Users can enter this flow from a couple areas within the app, so we added a marketplace dropdown so the user can ensure they're mapping categories for the correct channel.
Human-in-the-Loop (HITL)
This is where users review each product and select the correct category to train the AI model. The product image is front and center, and there's more product data if the user needs it.
It took many iterations to get the transition timing right, and ensure the interactions were clear and smooth between each product.
Confidence Score
After the user labels their last product, there's a celebratory animation while the AI confidence score loads.
The user can decide to either move forward and allow the AI model to categorize the rest of their products, or to repeat the labeling process to increase the confidence before moving forward.
Review AI Results
Here, the user reviews how all of their products were categorized by the AI model. There's a top-level category panel on the left, and the subcategory sections on the right.
Users can select multiple products via the checkbox in the product cards to move them to a different category in bulk.

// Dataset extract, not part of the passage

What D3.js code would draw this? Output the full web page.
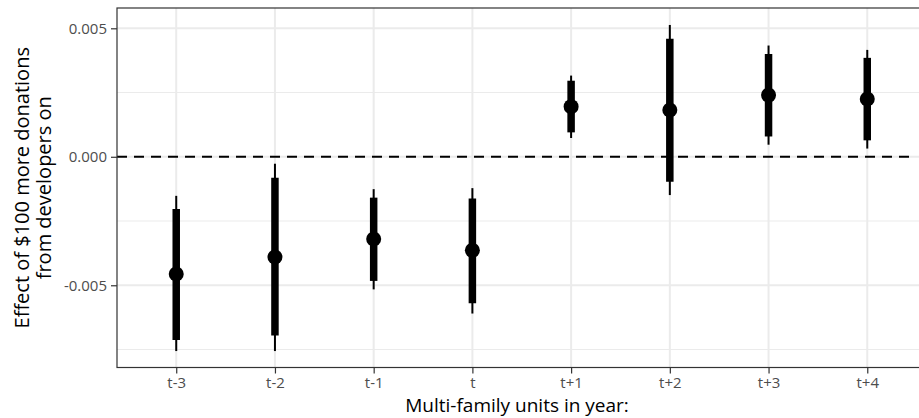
<!DOCTYPE html>
<html>
<head>
<meta charset="utf-8">
<script src="https://cdn.jsdelivr.net/npm/d3@7"></script>
<style>
  body { margin: 0; background: #fff; }
  text { font-family: "Open Sans", sans-serif; }
</style>
</head>
<body>
<svg id="chart" width="919" height="418"></svg>
<script>
// data
var periods   = ['t-3', 't-2', 't-1', 't', 't+1', 't+2', 't+3', 't+4'];
var estimate  = [-0.00456, -0.0039, -0.0032, -0.00364, 0.00195, 0.00182, 0.0024, 0.00225];
var inner_lo  = [-0.00713, -0.00695, -0.00483, -0.0057, 0.00095, -0.00097, 0.00079, 0.00064];
var inner_hi  = [-0.00203, -0.00082, -0.00159, -0.00162, 0.00296, 0.00459, 0.0040, 0.00385];
var outer_lo  = [-0.00756, -0.00756, -0.00516, -0.0061, 0.00073, -0.00149, 0.00047, 0.00032];
var outer_hi  = [-0.00152, -0.00027, -0.00126, -0.00122, 0.00316, 0.00513, 0.00433, 0.00416];
var y_ticks   = [-0.005, 0, 0.005];
var y_minor   = [-0.0075, -0.0025, 0.0025];

var svg = d3.select('#chart');

// panel runs past the right edge of the window, as in the original
var panel = { left: 117, top: 8, right: 926.5, bottom: 367.5 };

var x = d3.scalePoint().domain(periods)
  .range([panel.left, panel.right]).padding(0.6);
var y = d3.scaleLinear().domain([-0.0082, 0.00579])
  .range([panel.bottom, panel.top]);

var grid = svg.append('g');
grid.selectAll('line.minor').data(y_minor).enter().append('line')
  .attr('class', 'minor')
  .attr('x1', panel.left).attr('x2', panel.right)
  .attr('y1', function(d){ return y(d); }).attr('y2', function(d){ return y(d); })
  .style('stroke', '#ebebeb').style('stroke-width', 1);
grid.selectAll('line.major').data(y_ticks).enter().append('line')
  .attr('class', 'major')
  .attr('x1', panel.left).attr('x2', panel.right)
  .attr('y1', function(d){ return y(d); }).attr('y2', function(d){ return y(d); })
  .style('stroke', '#ebebeb').style('stroke-width', 2);
grid.selectAll('line.xmajor').data(periods).enter().append('line')
  .attr('class', 'xmajor')
  .attr('y1', panel.top).attr('y2', panel.bottom)
  .attr('x1', function(d){ return x(d); }).attr('x2', function(d){ return x(d); })
  .style('stroke', '#ebebeb').style('stroke-width', 2);

// zero reference line
svg.append('line')
  .attr('x1', panel.left).attr('x2', 913)
  .attr('y1', y(0)).attr('y2', y(0))
  .style('stroke', '#000').style('stroke-width', 2)
  .style('stroke-dasharray', '10,7');

// intervals and points
var marks = svg.append('g');
periods.forEach(function(p, i){
  marks.append('line')
    .attr('x1', x(p)).attr('x2', x(p))
    .attr('y1', y(outer_lo[i])).attr('y2', y(outer_hi[i]))
    .style('stroke', '#000').style('stroke-width', 2);
  marks.append('line')
    .attr('x1', x(p)).attr('x2', x(p))
    .attr('y1', y(inner_lo[i])).attr('y2', y(inner_hi[i]))
    .style('stroke', '#000').style('stroke-width', 7.5);
  marks.append('circle')
    .attr('cx', x(p)).attr('cy', y(estimate[i])).attr('r', 7.5)
    .style('fill', '#000');
});

// panel border (top + left visible)
svg.append('rect')
  .attr('x', panel.left).attr('y', panel.top)
  .attr('width', panel.right - panel.left).attr('height', panel.bottom - panel.top)
  .style('fill', 'none').style('stroke', '#333').style('stroke-width', 1.2);

// axes
var fmt = d3.format('.3f');
var yAxis = svg.append('g').attr('transform', 'translate(' + panel.left + ',0)')
  .call(d3.axisLeft(y).tickValues(y_ticks).tickSize(6).tickPadding(4)
    .tickFormat(function(d){ return d < 0 ? '-' + fmt(-d) : fmt(d); }));
var xAxis = svg.append('g').attr('transform', 'translate(0,' + panel.bottom + ')')
  .call(d3.axisBottom(x).tickSize(6).tickPadding(4));

[yAxis, xAxis].forEach(function(ax){
  ax.select('.domain').remove();
  ax.selectAll('.tick line').style('stroke', '#333').style('stroke-width', 1.2);
  ax.selectAll('.tick text').style('fill', '#4d4d4d')
    .style('font-size', '15px').style('font-family', '"Open Sans", sans-serif');
});

// axis titles
svg.append('text')
  .attr('x', 517).attr('y', 412)
  .attr('text-anchor', 'middle')
  .style('font-size', '19px').style('fill', '#000')
  .text('Multi-family units in year:');

var ytitle = svg.append('text')
  .attr('transform', 'translate(0,' + ((panel.top + panel.bottom) / 2) + ') rotate(-90)')
  .attr('text-anchor', 'middle')
  .style('font-size', '20px').style('fill', '#000');
ytitle.append('tspan').attr('x', 0).attr('y', 29).text('Effect of $100 more donations');
ytitle.append('tspan').attr('x', 0).attr('y', 51).text('from developers on');
</script>
</body>
</html>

Once the user is happy with the product categories, they select Finalize in the top right to finish the process.
Greatly reduced user time and effort
BEFORE
Hours - Days
Category mapping manually using spreadsheets was a nightmare and took forever.
AFTER
Minutes!
With the AI "magic mapper" as users were calling it, they could categorize all of their products for a marketplace is a matter of minutes!
An AI innovation award!
The mvp version of this product has already won my company an award by Hermes for AI innovation!